Livro traz todos os detalhes dos altos e baixos do artista

A história de vida do Dedé está longe de ser resumida em Os Trapalhões. O comediante, que já foi verdureiro, engraxate, ajudante de mecânico e cortador profissional de camisa, soma tragédias pessoais e histórias de superação. Ele perdeu o pai muito cedo, chorou a morte de um filho por leucemia (ele é pai de oito), foi casado quatro vezes, entrou em depressão após perder o irmão, viveu na pobreza e chegou a dormir na rua.

Além dos trabalhos artísticos, participa bastante de ações solidárias, especialmente em Barra Velha, em Santa Catarina, onde frequenta eventos nas entidades e comunidades carentes. Sempre lamentou não ter gerenciado o dinheiro da forma certa e carrega a fama de ser o mais sério dos Trapalhões.

Todas as facetas da vida de Dedé estarão em biografia (pela editora Estronho), que deve ser publicada no começo do ano. Quem teve a ideia foi Rafael Spaca, radialista, pesquisador cultural, escritor e fã dos Trapalhões, autor de outras obras sobre o quarteto. Ele recebeu ajuda de Vitor Lustosa, amigo e colega de trabalho há décadas do artista. “Ele estava reticente e me disse: ‘Você quer escrever a minha biografia? Tudo bem, faça enquanto estou vivo’”, conta Lustosa. “Com disposição e paixão, desenvolvemos cronograma de entrevistas para mergulhar no rio subterrâneo de Manfried Sant’Anna acompanhando-o Brasil afora.”
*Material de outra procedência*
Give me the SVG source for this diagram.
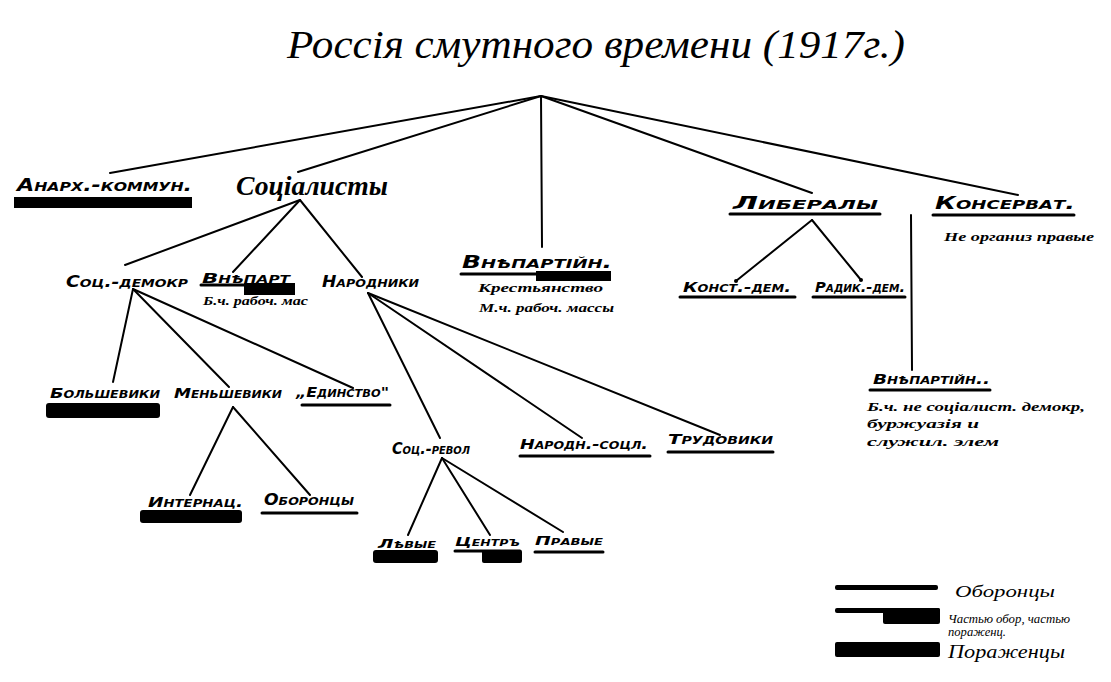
<svg xmlns="http://www.w3.org/2000/svg" width="1111" height="682" viewBox="0 0 1111 682">
<style>
.bg{fill:#ffffff}
.c{stroke:#000;stroke-width:2;fill:none;stroke-linecap:round}
.lbl{font-family:"DejaVu Sans",sans-serif;font-style:oblique;font-weight:bold;font-variant:small-caps;fill:#000}
.hand{font-family:"Liberation Serif",serif;font-style:italic;fill:#000}
.note{font-family:"Liberation Serif",serif;font-style:italic;font-weight:bold;fill:#000;font-size:12px}
.ul{stroke:#000;stroke-width:3;stroke-linecap:round}
.bar{fill:#000}
</style>
<rect class="bg" x="0" y="0" width="1111" height="682"/>
<g id="title"><text class="hand" x="287" y="58" font-size="40" textLength="618" lengthAdjust="spacingAndGlyphs">Россія смутного времени (1917г.)</text></g>
<g id="connectors">
<line class="c" x1="541" y1="96" x2="110" y2="173"/>
<line class="c" x1="541" y1="96" x2="298" y2="172"/>
<line class="c" x1="541" y1="96" x2="542" y2="247"/>
<line class="c" x1="541" y1="96" x2="812" y2="193"/>
<line class="c" x1="541" y1="96" x2="1018" y2="195"/>
<line class="c" x1="300" y1="200" x2="125" y2="265"/>
<line class="c" x1="300" y1="200" x2="233" y2="272"/>
<line class="c" x1="300" y1="200" x2="362" y2="277"/>
<line class="c" x1="133" y1="289" x2="113" y2="382"/>
<line class="c" x1="133" y1="289" x2="229" y2="387"/>
<line class="c" x1="133" y1="289" x2="353" y2="388"/>
<line class="c" x1="233" y1="407" x2="190" y2="495"/>
<line class="c" x1="233" y1="407" x2="310" y2="495"/>
<line class="c" x1="368" y1="293" x2="440" y2="438"/>
<line class="c" x1="368" y1="293" x2="582" y2="438"/>
<line class="c" x1="368" y1="293" x2="720" y2="435"/>
<line class="c" x1="442" y1="458" x2="408" y2="535"/>
<line class="c" x1="442" y1="458" x2="490" y2="535"/>
<line class="c" x1="442" y1="458" x2="563" y2="532"/>
<line class="c" x1="812" y1="220" x2="736" y2="281"/>
<line class="c" x1="812" y1="220" x2="861" y2="280"/>
<line class="c" x1="911" y1="215" x2="912" y2="370"/>
<circle cx="736" cy="281" r="2" fill="#000"/>
<circle cx="861" cy="280" r="2" fill="#000"/>
</g>
<g id="anarch"><text class="lbl" x="17" y="191" font-size="17" textLength="175" lengthAdjust="spacingAndGlyphs">Анарх.-коммун.</text><rect class="bar" x="14" y="197" width="178" height="11"/></g>
<g id="socialists"><text class="hand" x="236" y="195" font-size="27" font-weight="bold" textLength="152" lengthAdjust="spacingAndGlyphs">Соціалисты</text></g>
<g id="socdem"><text class="lbl" x="66" y="287" font-size="15" textLength="122" lengthAdjust="spacingAndGlyphs">Соц.-демокр</text></g>
<g id="vneparty1"><text class="lbl" x="202" y="283" font-size="14" textLength="88" lengthAdjust="spacingAndGlyphs">Внѣпарт</text><line class="ul" x1="201" y1="285" x2="245" y2="285"/><rect class="bar" x="244" y="283" width="51" height="12"/><text class="note" x="203" y="305" font-size="11" textLength="105" lengthAdjust="spacingAndGlyphs">Б.ч. рабоч. мас</text></g>
<g id="narodniki"><text class="lbl" x="322" y="287" font-size="15" textLength="97" lengthAdjust="spacingAndGlyphs">Народники</text></g>
<g id="vneparty2"><text class="lbl" x="462" y="268" font-size="18" textLength="150" lengthAdjust="spacingAndGlyphs">Внѣпартійн.</text><line class="ul" x1="461" y1="274" x2="537" y2="274"/><rect class="bar" x="536" y="271" width="75" height="10"/><text class="note" x="478" y="292" textLength="125" lengthAdjust="spacingAndGlyphs">Крестьянство</text><text class="note" x="479" y="312" textLength="135" lengthAdjust="spacingAndGlyphs">М.ч. рабоч. массы</text></g>
<g id="liberals"><text class="lbl" x="733" y="209" font-size="17" textLength="145" lengthAdjust="spacingAndGlyphs">Либералы</text><line class="ul" x1="730" y1="214" x2="880" y2="214"/></g>
<g id="conserv"><text class="lbl" x="935" y="209" font-size="17" textLength="140" lengthAdjust="spacingAndGlyphs">Консерват.</text><line class="ul" x1="933" y1="215" x2="1074" y2="215"/><text class="note" x="944" y="241" textLength="150" lengthAdjust="spacingAndGlyphs">Не организ правые</text></g>
<g id="kadets"><text class="lbl" x="683" y="292" font-size="14" textLength="108" lengthAdjust="spacingAndGlyphs">Конст.-дем.</text><line class="ul" x1="680" y1="297" x2="795" y2="297"/></g>
<g id="radical"><text class="lbl" x="815" y="292" font-size="14" textLength="90" lengthAdjust="spacingAndGlyphs">Радик.-дем.</text><line class="ul" x1="813" y1="297" x2="905" y2="297"/></g>
<g id="vneparty3"><text class="lbl" x="873" y="384" font-size="14" textLength="117" lengthAdjust="spacingAndGlyphs">Внѣпартійн..</text><line class="ul" x1="870" y1="390" x2="990" y2="390"/><text class="note" x="867" y="411" font-size="11" textLength="218" lengthAdjust="spacingAndGlyphs">Б.ч. не соціалист. демокр,</text><text class="note" x="867" y="428" font-size="11" textLength="112" lengthAdjust="spacingAndGlyphs">буржуазія    и</text><text class="note" x="867" y="446" font-size="11" textLength="132" lengthAdjust="spacingAndGlyphs">служил. элем</text></g>
<g id="bolsheviki"><text class="lbl" x="50" y="398" font-size="14" textLength="110" lengthAdjust="spacingAndGlyphs">Большевики</text><rect class="bar" x="46" y="403" width="114" height="15" rx="3"/></g>
<g id="mensheviki"><text class="lbl" x="174" y="398" font-size="14" textLength="108" lengthAdjust="spacingAndGlyphs">Меньшевики</text></g>
<g id="edinstvo"><text class="lbl" x="296" y="397" font-size="14" textLength="93" lengthAdjust="spacingAndGlyphs">„Единство"</text><line class="ul" x1="302" y1="405" x2="390" y2="405"/></g>
<g id="internac"><text class="lbl" x="148" y="507" font-size="14" textLength="95" lengthAdjust="spacingAndGlyphs">Интернац.</text><rect class="bar" x="140" y="510" width="102" height="13" rx="3"/></g>
<g id="oboroncy"><text class="lbl" x="264" y="505" font-size="15" textLength="90" lengthAdjust="spacingAndGlyphs">Оборонцы</text><line class="ul" x1="262" y1="513" x2="357" y2="513"/></g>
<g id="socrev"><text class="lbl" x="392" y="454" font-size="16" textLength="78" lengthAdjust="spacingAndGlyphs">Соц.-револ</text></g>
<g id="narsoc"><text class="lbl" x="520" y="449" font-size="14" textLength="128" lengthAdjust="spacingAndGlyphs">Народн.-соцл.</text><line class="ul" x1="520" y1="456" x2="650" y2="456"/></g>
<g id="trudoviki"><text class="lbl" x="668" y="444" font-size="14" textLength="105" lengthAdjust="spacingAndGlyphs">Трудовики</text><line class="ul" x1="668" y1="452" x2="773" y2="452"/></g>
<g id="levye"><text class="lbl" x="378" y="548" font-size="13" textLength="58" lengthAdjust="spacingAndGlyphs">Лѣвые</text><rect class="bar" x="373" y="550" width="65" height="13" rx="3"/></g>
<g id="centr"><text class="lbl" x="455" y="546" font-size="13" textLength="65" lengthAdjust="spacingAndGlyphs">Центръ</text><line class="ul" x1="455" y1="551" x2="520" y2="551"/><rect class="bar" x="482" y="550" width="40" height="13" rx="2"/></g>
<g id="pravye"><text class="lbl" x="535" y="545" font-size="13" textLength="68" lengthAdjust="spacingAndGlyphs">Правые</text><line class="ul" x1="535" y1="552" x2="603" y2="552"/></g>
<g id="legend">
<rect class="bar" x="835" y="585" width="103" height="5" rx="2"/>
<text class="hand" x="955" y="597" font-size="17" textLength="100" lengthAdjust="spacingAndGlyphs">Оборонцы</text>
<rect class="bar" x="835" y="608" width="105" height="5" rx="2"/>
<rect class="bar" x="883" y="608" width="57" height="16" rx="2"/>
<text class="hand" x="948" y="623" font-size="12" textLength="122" lengthAdjust="spacingAndGlyphs">Частью обор, частью</text>
<text class="hand" x="948" y="636" font-size="12" textLength="58" lengthAdjust="spacingAndGlyphs">пораженц.</text>
<rect class="bar" x="835" y="642" width="105" height="15" rx="2"/>
<text class="hand" x="948" y="658" font-size="18" textLength="117" lengthAdjust="spacingAndGlyphs">Пораженцы</text>
</g>
</svg>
“Dedé é uma figura subestimada. Dos Trapalhões é o que mais se aproxima de nós, com sua vida errática, cheia de nuances”, explica Spaca, que recomenda a biografia porque ela não tem amarras ou censura. “Estamos instigando a memória de Dedé. São mais de 1.000 documentos pesquisados, procurando fatos ocultos e desconhecidos e fazendo-o reviver tudo aquilo que presenciou. Sua vida é rock’n’roll não é bossa nova”, garante.